I think courts are receptive to responsible fathers being dumped on by greedy mothers, and explain you are trying to do your best given your changed circumstances but need to be left with enough money to live so you can work and provide support. If you cannot afford an attorney, just go to the court yourself with receipts in hand to prove your living expenses and sit down and right out your budget in terms of your pay, what is taken out in taxes, what is taken out in child support, then what is left over, then show what the leftover is spent on-- rent, food, etc....

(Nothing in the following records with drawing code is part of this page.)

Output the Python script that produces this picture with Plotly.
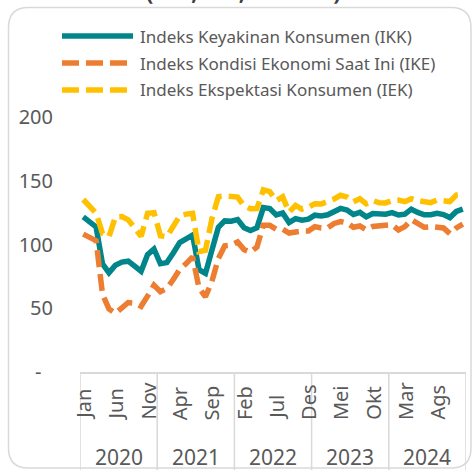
import plotly.graph_objects as go

# ---------------- data ----------------
years = ["2020", "2021", "2022", "2023", "2024"]
month_names = ["Jan", "Feb", "Mar", "Apr", "Mei", "Jun", "Jul", "Ags", "Sep", "Okt", "Nov", "Des"]
label_step = 5

series_names = ["Indeks Keyakinan Konsumen (IKK)",
                "Indeks Kondisi Ekonomi Saat Ini (IKE)",
                "Indeks Ekspektasi Konsumen (IEK)"]

ikk = [121.7, 117.7, 113.8, 84.8, 77.8, 83.8, 86.2, 86.9, 83.4, 79.0, 92.0, 96.5,
       84.9, 85.8, 93.4, 101.5, 104.4, 107.4, 80.2, 77.3, 95.5, 113.4, 118.5, 118.3,
       119.6, 113.1, 111.0, 113.1, 128.9, 128.2, 123.2, 124.7, 117.2, 120.3, 119.1, 119.9,
       123.0, 122.4, 123.3, 126.1, 128.3, 127.1, 123.5, 125.2, 121.7, 124.3, 123.6, 123.8,
       125.0, 123.1, 123.8, 127.7, 125.2, 123.3, 123.4, 124.4, 123.5, 121.1, 125.9, 127.7]

ike = [108.1, 105.0, 103.0, 61.0, 49.5, 46.0, 50.5, 54.5, 54.0, 51.5, 59.5, 68.0,
       63.0, 65.5, 72.5, 80.5, 85.0, 90.3, 66.0, 59.0, 71.0, 89.0, 99.0, 99.5,
       102.0, 96.0, 94.0, 98.0, 115.0, 115.0, 112.0, 112.0, 109.0, 110.0, 110.5, 110.5,
       114.0, 113.0, 113.0, 116.5, 118.0, 117.0, 113.5, 114.5, 111.5, 114.1, 114.5, 115.0,
       115.5, 111.4, 114.0, 119.5, 116.0, 113.5, 114.0, 114.0, 113.0, 108.5, 113.0, 116.0]

iek = [135.3, 130.4, 124.6, 108.6, 106.1, 121.6, 121.9, 119.3, 112.8, 106.5, 124.5, 125.0,
       106.8, 106.1, 114.3, 122.5, 123.8, 124.5, 94.4, 95.6, 120.0, 137.5, 138.0, 137.1,
       137.2, 130.2, 128.0, 128.2, 142.8, 141.4, 134.4, 137.4, 125.4, 130.6, 127.7, 129.3,
       132.0, 131.8, 133.6, 135.7, 138.6, 137.2, 133.5, 135.9, 131.9, 134.5, 132.7, 132.6,
       134.5, 134.8, 133.6, 135.9, 134.4, 133.1, 132.8, 134.8, 134.0, 133.7, 138.8, 139.4]

y_ticks = [0, 50, 100, 150, 200]
y_ticktext = ["-\u2007", "50", "100", "150", "200"]
title_text = "(IKK, IEK, dan IKE)"

# ---------------- styling ----------------
W, H = 472, 470
ML, MR, MT, MB = 80, 6, 117, 98
PW, PH = W - ML - MR, H - MT - MB
TEXT = "#595959"
GRID = "#D9D9D9"
FONT = "Noto Sans"
colors = ["#00868A", "#ED7D31", "#FFC000"]
dashes = ["solid", "17px,7px", "17px,7px"]
LW = 5.5


def px2x(px):  # page pixel -> paper
    return (px - ML) / PW


def py2y(py):
    return (H - MB - py) / PH


n = len(ikk)
xs = list(range(n))
values = [ikk, ike, iek]

fig = go.Figure()
for name, vals, col, dsh in zip(series_names, values, colors, dashes):
    fig.add_trace(go.Scatter(x=xs, y=vals, mode="lines", name=name,
                             line=dict(color=col, width=LW, dash=dsh),
                             showlegend=False, hoverinfo="skip"))

shapes = []
annotations = []

# rounded border
bl, bt, br, bb, rr = 8.5, 7.5, 471, 468, 20
pts = [("M", bl + rr, bt), ("L", br - rr, bt), ("Q", br, bt, br, bt + rr),
       ("L", br, bb - rr), ("Q", br, bb, br - rr, bb), ("L", bl + rr, bb),
       ("Q", bl, bb, bl, bb - rr), ("L", bl, bt + rr), ("Q", bl, bt, bl + rr, bt)]
path = ""
for p in pts:
    cmd = p[0]
    coords = p[1:]
    s = []
    for i in range(0, len(coords), 2):
        s.append(f"{px2x(coords[i]):.5f},{py2y(coords[i+1]):.5f}")
    path += cmd + " ".join(s) + " "
path += "Z"
shapes.append(dict(type="path", xref="paper", yref="paper", path=path,
                   line=dict(color=GRID, width=1.5), fillcolor="rgba(0,0,0,0)", layer="below"))

# year dividers (category boxes)
for k in range(len(years) + 1):
    xv = k * 12 - 0.5
    shapes.append(dict(type="line", xref="x", yref="paper", x0=xv, x1=xv,
                       y0=0, y1=py2y(472), line=dict(color=GRID, width=1.5)))

# year labels
for k, yr in enumerate(years):
    annotations.append(dict(x=k * 12 + 5.5, xref="x", y=py2y(457), yref="paper",
                            text=yr, showarrow=False, xanchor="center", yanchor="middle",
                            font=dict(size=21, color=TEXT, family=FONT)))

# month labels (every 5th month)
for i in range(0, n, label_step):
    annotations.append(dict(x=i, xref="x", y=py2y(422), yref="paper",
                            text=month_names[i % 12], showarrow=False, textangle=-90,
                            xanchor="center", yanchor="bottom",
                            font=dict(size=20, color=TEXT, family=FONT)))

# legend (manual, to match long line samples)
leg_y = [36, 63, 90]
for name, col, dsh, ly in zip(series_names, colors, dashes, leg_y):
    shapes.append(dict(type="line", xref="paper", yref="paper",
                       x0=px2x(62), x1=px2x(133), y0=py2y(ly), y1=py2y(ly),
                       line=dict(color=col, width=LW, dash=dsh)))
    annotations.append(dict(x=px2x(138), xref="paper", y=py2y(ly), yref="paper",
                            text=name, showarrow=False, xanchor="left", yanchor="middle",
                            font=dict(size=17, color=TEXT, family=FONT)))

# title (mostly cut off at top)
annotations.append(dict(x=px2x(243), xref="paper", y=py2y(-9), yref="paper",
                        text="<b>" + title_text + "</b>", showarrow=False,
                        xanchor="center", yanchor="middle",
                        font=dict(size=22, color="#404040", family=FONT)))

fig.update_layout(
    width=W, height=H,
    margin=dict(l=ML, r=MR, t=MT, b=MB, pad=0),
    paper_bgcolor="white", plot_bgcolor="white",
    font=dict(family=FONT, color=TEXT),
    shapes=shapes, annotations=annotations,
    xaxis=dict(range=[-0.5, n - 0.5], showgrid=False, zeroline=False,
               showticklabels=False, ticks="", showline=True,
               linecolor=GRID, linewidth=1.5),
    yaxis=dict(range=[0, 200], tickvals=y_ticks, ticktext=y_ticktext,
               showgrid=False, zeroline=False, showline=False,
               ticks="outside", ticklen=22, tickcolor="rgba(0,0,0,0)",
               tickfont=dict(size=20, color=TEXT, family=FONT)),
)

fig.write_html("out.html",
               config={"displayModeBar": False},
               post_script="document.body.style.margin='0';"
                           "document.body.style.overflow='hidden';")
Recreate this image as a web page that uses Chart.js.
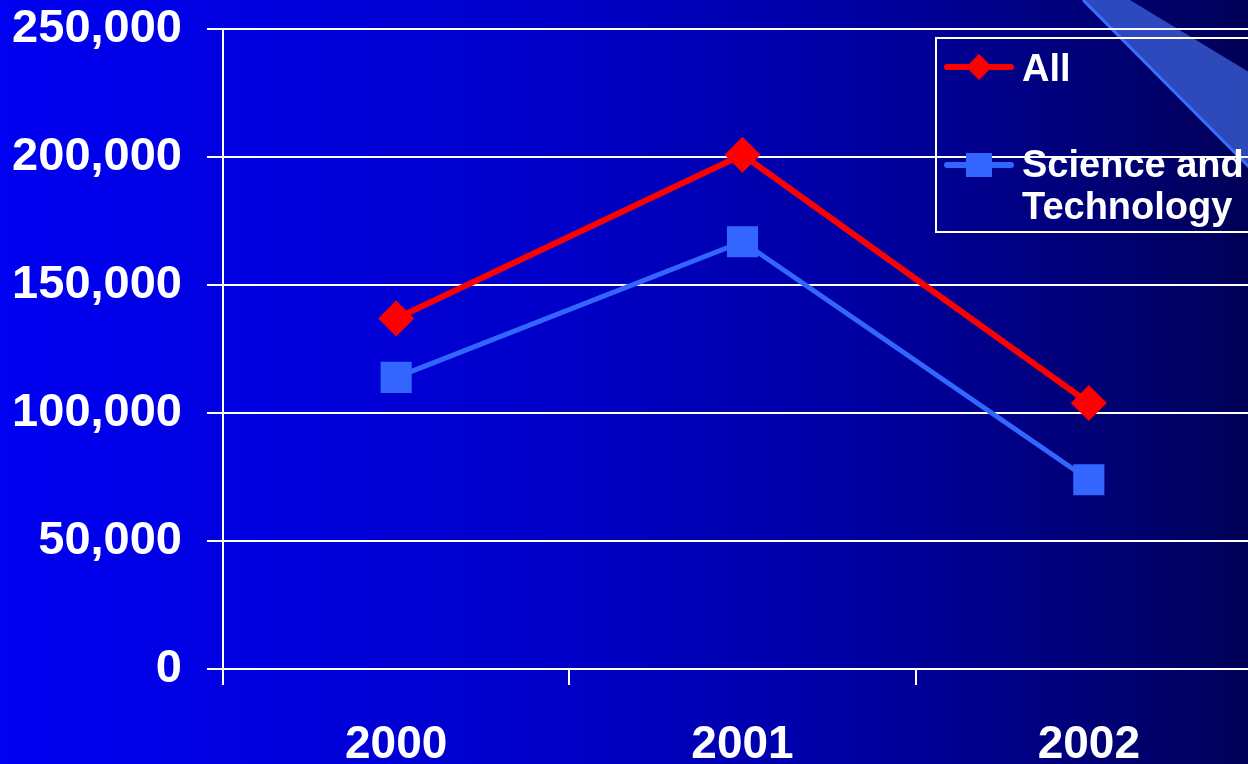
<!DOCTYPE html>
<html>
<head>
<meta charset="utf-8">
<script src="https://cdn.jsdelivr.net/npm/chart.js@4/dist/chart.umd.min.js"></script>
<style>
    html, body {
        margin: 0;
        padding: 0;
        width: 1248px;
        height: 764px;
        overflow: hidden;
        background: linear-gradient(to right, #0000f2 0%, #0000c8 45%, #0000a0 70%, #000058 100%);
        font-family: "Liberation Sans", Arial, sans-serif;
    }
    #wrap { position: absolute; left: 0; top: 0; width: 1284px; height: 764px; }
    #legendBox {
        position: absolute;
        left: 935px; top: 37px;
        width: 340px; height: 196px;
        box-sizing: border-box;
        border: 2px solid #ffffff;
    }
    .lg-icon { position: absolute; left: 943px; }
    .lg-text {
        position: absolute;
        left: 1022px;
        color: #ffffff;
        font-weight: bold;
        font-size: 38px;
        line-height: 42px;
        white-space: nowrap;
    }
</style>
</head>
<body>
<div id="wrap">
    <canvas id="chart" width="1284" height="764"></canvas>
    <div id="legendBox"></div>
</div>
<script>
const years = ['2000', '2001', '2002'];
const allValues = [137000, 201000, 104000];
const sciTechValues = [114000, 167000, 74000];
const yTicks = [0, 50000, 100000, 150000, 200000, 250000];

const allColor = '#ff0000';
const sciColor = '#3366ff';

// 右上の飾り帯（背景の上、グリッドの下）
const bandPlugin = {
    id: 'band',
    beforeDraw(chart) {
        const ctx = chart.ctx;
        ctx.save();
        ctx.fillStyle = 'rgba(64, 104, 225, 0.7)';
        ctx.beginPath();
        ctx.moveTo(1083, 0);
        ctx.lineTo(1130, 0);
        ctx.lineTo(1262, 80);
        ctx.lineTo(1262, 180);
        ctx.closePath();
        ctx.fill();
        ctx.strokeStyle = '#3d6dff';
        ctx.lineWidth = 3;
        ctx.beginPath();
        ctx.moveTo(1083, 0);
        ctx.lineTo(1262, 180);
        ctx.stroke();
        ctx.restore();
    }
};

const chart = new Chart(document.getElementById('chart'), {
    type: 'line',
    data: {
        labels: years,
        datasets: [
            {
                label: 'All',
                data: allValues,
                borderColor: allColor,
                backgroundColor: allColor,
                borderWidth: 6,
                pointStyle: 'rectRot',
                pointRadius: 18,
                pointBorderWidth: 0,
                tension: 0
            },
            {
                label: 'Science and\nTechnology',
                data: sciTechValues,
                borderColor: sciColor,
                backgroundColor: sciColor,
                borderWidth: 5,
                pointStyle: 'rect',
                pointRadius: 22,
                pointBorderWidth: 0,
                tension: 0
            }
        ]
    },
    options: {
        responsive: false,
        animation: false,
        devicePixelRatio: 1,
        layout: { padding: { top: 0, right: 0, bottom: 0, left: 0 } },
        plugins: {
            legend: { display: false },
            tooltip: { enabled: false }
        },
        scales: {
            x: {
                offset: true,
                grid: {
                    offset: true,
                    drawOnChartArea: false,
                    drawTicks: true,
                    tickLength: 16,
                    color: '#ffffff',
                    lineWidth: 2
                },
                border: { color: '#ffffff', width: 2 },
                ticks: {
                    color: '#ffffff',
                    padding: 33,
                    font: { family: 'Liberation Sans', size: 46, weight: 'bold' }
                },
                afterFit(scale) { scale.height = 95; }
            },
            y: {
                min: 0,
                max: 250000,
                afterBuildTicks(scale) {
                    scale.ticks = yTicks.map(v => ({ value: v }));
                },
                grid: {
                    color: '#ffffff',
                    lineWidth: 2,
                    tickLength: 16
                },
                border: { color: '#ffffff', width: 2 },
                ticks: {
                    color: '#ffffff',
                    padding: 25,
                    font: { family: 'Liberation Sans', size: 47, weight: 'bold', lineHeight: 0.19 },
                    callback: v => v.toLocaleString('en-US')
                },
                afterFit(scale) { scale.width = 223; }
            }
        }
    },
    plugins: [bandPlugin]
});

// 凡例（HTML）
const wrap = document.getElementById('wrap');
const legendRows = [
    { iconTop: 53, textTop: 47 },
    { iconTop: 151, textTop: 143 }
];
chart.data.datasets.forEach((ds, i) => {
    const row = legendRows[i];
    const svgNS = 'http://www.w3.org/2000/svg';
    const svg = document.createElementNS(svgNS, 'svg');
    svg.setAttribute('width', '72');
    svg.setAttribute('height', '28');
    svg.setAttribute('class', 'lg-icon');
    svg.style.top = row.iconTop + 'px';
    const line = document.createElementNS(svgNS, 'line');
    line.setAttribute('x1', '4'); line.setAttribute('x2', '68');
    line.setAttribute('y1', '14'); line.setAttribute('y2', '14');
    line.setAttribute('stroke', ds.borderColor);
    line.setAttribute('stroke-width', '6');
    line.setAttribute('stroke-linecap', 'round');
    svg.appendChild(line);
    let mark;
    if (ds.pointStyle === 'rectRot') {
        mark = document.createElementNS(svgNS, 'polygon');
        mark.setAttribute('points', '36,1 49,14 36,27 23,14');
    } else {
        mark = document.createElementNS(svgNS, 'rect');
        mark.setAttribute('x', '23'); mark.setAttribute('y', '2');
        mark.setAttribute('width', '26'); mark.setAttribute('height', '24');
    }
    mark.setAttribute('fill', ds.backgroundColor);
    svg.appendChild(mark);
    wrap.appendChild(svg);

    const txt = document.createElement('div');
    txt.className = 'lg-text';
    txt.style.top = row.textTop + 'px';
    txt.innerHTML = ds.label.split('\n').join('<br>');
    wrap.appendChild(txt);
});
</script>
</body>
</html>
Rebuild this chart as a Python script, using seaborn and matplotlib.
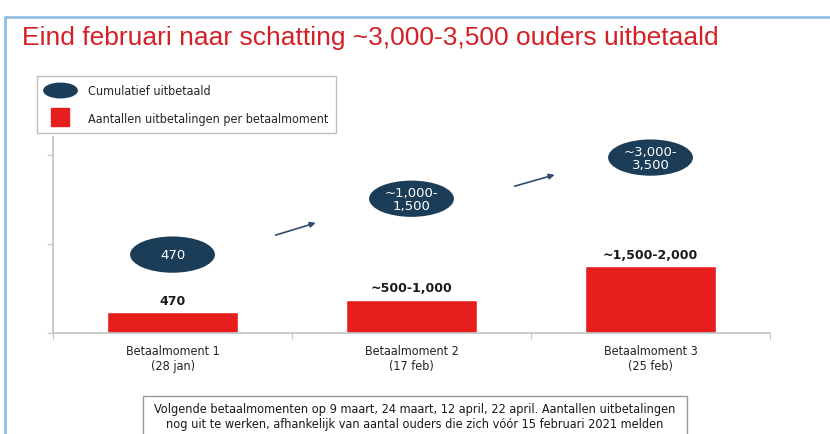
import matplotlib
matplotlib.use('Agg')
import matplotlib.pyplot as plt
import seaborn as sns
import pandas as pd
from matplotlib.lines import Line2D
from matplotlib.patches import Ellipse, Rectangle
from matplotlib.path import Path
from matplotlib.transforms import Affine2D

# data
momenten = ['Betaalmoment 1\n(28 jan)', 'Betaalmoment 2\n(17 feb)', 'Betaalmoment 3\n(25 feb)']
uitbetalingen = [470, 750, 1500]
bar_labels = ['470', '~500-1,000', '~1,500-2,000']
cumulatief = ['470', '~1,000-\n1,500', '~3,000-\n3,500']

titel = 'Eind februari naar schatting ~3,000-3,500 ouders uitbetaald'
voetnoot = ('Volgende betaalmomenten op 9 maart, 24 maart, 12 april, 22 april. Aantallen uitbetalingen\n'
            'nog uit te werken, afhankelijk van aantal ouders die zich vóór 15 februari 2021 melden')

rood = '#e61e1e'
navy = '#1c3d58'
grijs = '#c4c4c4'
smal = dict(family='DejaVu Sans', stretch='condensed')

sns.set_style('white')
plt.rcParams['font.family'] = ['DejaVu Sans']

fig = plt.figure(figsize=(8.3, 4.35), dpi=100)
ax = fig.add_axes([53 / 830, 101 / 435, 717 / 830, 196 / 435])

df = pd.DataFrame({'moment': momenten, 'aantal': uitbetalingen})
sns.barplot(data=df, x='moment', y='aantal', color=rood, saturation=1, width=0.55, ax=ax)
ax.set_xlim(-0.5, 2.5)
ax.set_ylim(0, 4400)

# waarde labels boven de balken
for i, (v, lab) in enumerate(zip(uitbetalingen, bar_labels)):
    ax.annotate(lab, (i, v), xytext=(0, 4), textcoords='offset points',
                ha='center', va='bottom', fontsize=9, fontweight='bold', color='#1a1a1a')

# cumulatief ellipsen (x in data, y in axes fractie)
trans = ax.get_xaxis_transform()
bubble_y = [0.40, 0.685, 0.895]
for i, (lab, yy) in enumerate(zip(cumulatief, bubble_y)):
    ax.add_patch(Ellipse((i, yy), 0.355, 0.185, transform=trans, fc=navy, ec='none', zorder=4))
    ax.text(i, yy, lab, transform=trans, ha='center', va='center', color='white',
            fontsize=9.5, linespacing=1.0, zorder=5)

# pijlen tussen de ellipsen
arrow_y = [(0.495, 0.566), (0.745, 0.811)]
for i, (y0, y1) in enumerate(arrow_y):
    ax.annotate('', xy=(i + 0.61, y1), xytext=(i + 0.42, y0), xycoords=trans, textcoords=trans,
                arrowprops=dict(arrowstyle='-|>', color='#2f4b6e', lw=1.2, mutation_scale=8))

# assen
sns.despine(ax=ax)
for s in ['left', 'bottom']:
    ax.spines[s].set_color(grijs)
    ax.spines[s].set_linewidth(1.2)
ax.set_yticks([0, 2000, 4000])
ax.set_yticklabels([])
ax.set_xticks([-0.5, 0.5, 1.5, 2.5])
ax.set_xticklabels([])
ax.set_xticks([0, 1, 2], minor=True)
ax.set_xticklabels(momenten, minor=True, fontsize=9, color='#222222', **smal)
ax.tick_params(axis='both', which='major', direction='out', length=4, color=grijs, left=True, bottom=True)
ax.tick_params(axis='x', which='minor', length=0, pad=8, bottom=True)
ax.set_xlabel('')
ax.set_ylabel('')

# legenda
ell_marker = Path.unit_circle().transformed(Affine2D().scale(2.3, 1))
handles = [
    Line2D([], [], marker=ell_marker, color=navy, linestyle='none', markersize=24),
    Line2D([], [], marker='s', color=rood, linestyle='none', markersize=13),
]
leg = fig.legend(handles, ['Cumulatief uitbetaald', 'Aantallen uitbetalingen per betaalmoment'],
                 loc='upper left', bbox_to_anchor=(37 / 830, 1 - 77 / 435), frameon=True,
                 fancybox=False, edgecolor='#b0b0b0', prop=dict(size=9, **smal),
                 handlelength=2.4, handletextpad=1.0, labelspacing=1.15, borderpad=0.65,
                 borderaxespad=0)
leg.get_frame().set_linewidth(1.0)

# titel
fig.text(22 / 830, 1 - 38 / 435, titel, ha='left', va='center', fontsize=19, color='#d42027',
         family=['Liberation Sans', 'DejaVu Sans'])

# rand van de dia
blauw = '#93bde3'
fig.add_artist(Line2D([5 / 830, 5 / 830], [0, 1 - 18 / 435], color=blauw, lw=2))
fig.add_artist(Line2D([5 / 830, 1], [1 - 18 / 435, 1 - 18 / 435], color=blauw, lw=2))

# voetnoot
fig.add_artist(Rectangle((143 / 830, -0.05), 544 / 830, 0.05 + 38 / 435, transform=fig.transFigure,
                         fc='white', ec='#999999', lw=1.0))
fig.text(415 / 830, 1 - 417 / 435, voetnoot, ha='center', va='center', fontsize=9.1,
         color='#1a1a1a', linespacing=1.15, **smal)

fig.savefig('out.png', dpi=100)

I do not think you need a lawyer for this. I think you should get all this together and file a response to the action for more support and challenge it. Until you do, she is always going to keep trying to come after you and there is a certain point where you are going to have to fight it, if you cannot convince her to be reasonable and stop trying to always get more because you are entitled to subsistence to be able to live while you are supporting your child.
duchess1
08-15-2005, 02:52 PM
im in the same boat here in nh, my husbands ex has tried to get more money from him all the time. Even sends him bills for his half on the childrens cough syrup(2.50) we have been to court many times and she lives in mass and we live in nh and the kids haven't been here (living here) for 7 years i was wondering if theres a way we could move our case to massachusettes because thats were the kids live? its a never ending problem. shes even gone as far as trying to get the court to let her come into our home and take pictures of our rooms to see if its good enough for her sons to visit! she stopped visitation for a year and a half until the courts desicion. NO there wasn't a court order to stop visitation she just did it and then when we brought it up in court NOTHING happened.......Its just a mess to many issues to get into but if anyone has any ideas id love to hear ti something anything would help. :confused:
shedo
08-15-2005, 03:05 PM
This issue always gets clouded. I sympathize with your situation, it's really tough I'm sure. But I will point out a few things that you may not want to accept. Child support is figured using a table and it is based on BOTH of your incomes. You and your ex-wife both are obligated to a certain amount of child support for the kids. The difference is that she send herself a check. If her income is $90K and yours is $30K, the state figures a combined child support amount, and then she will be responsible for the majority of that amount, and you responsible for a lesser percentage. But you are the one who has to send a check to her. You owe this child support. There are no excuses. It is the lifestyle you chose. If it's tough - you have to just live with it. The fact that she makes more money than you in NO WAY alleviates your responsibility to those kids. She can't take more than you owe. In my state, they can't figure any income above 1 fulltime job - so having 2nd jobs wouldn't matter anyway.
God's Son
08-16-2005, 06:42 AM
This issue always gets clouded. I sympathize with your situation, it's really tough I'm sure. But I will point out a few things that you may not want to accept. Child support is figured using a table and it is based on BOTH of your incomes. You and your ex-wife both are obligated to a certain amount of child support for the kids. The difference is that she send herself a check. If her income is $90K and yours is $30K, the state figures a combined child support amount, and then she will be responsible for the majority of that amount, and you responsible for a lesser percentage. But you are the one who has to send a check to her. You owe this child support. There are no excuses. It is the lifestyle you chose. If it's tough - you have to just live with it. The fact that she makes more money than you in NO WAY alleviates your responsibility to those kids. She can't take more than you owe. In my state, they can't figure any income above 1 fulltime job - so having 2nd jobs wouldn't matter anyway.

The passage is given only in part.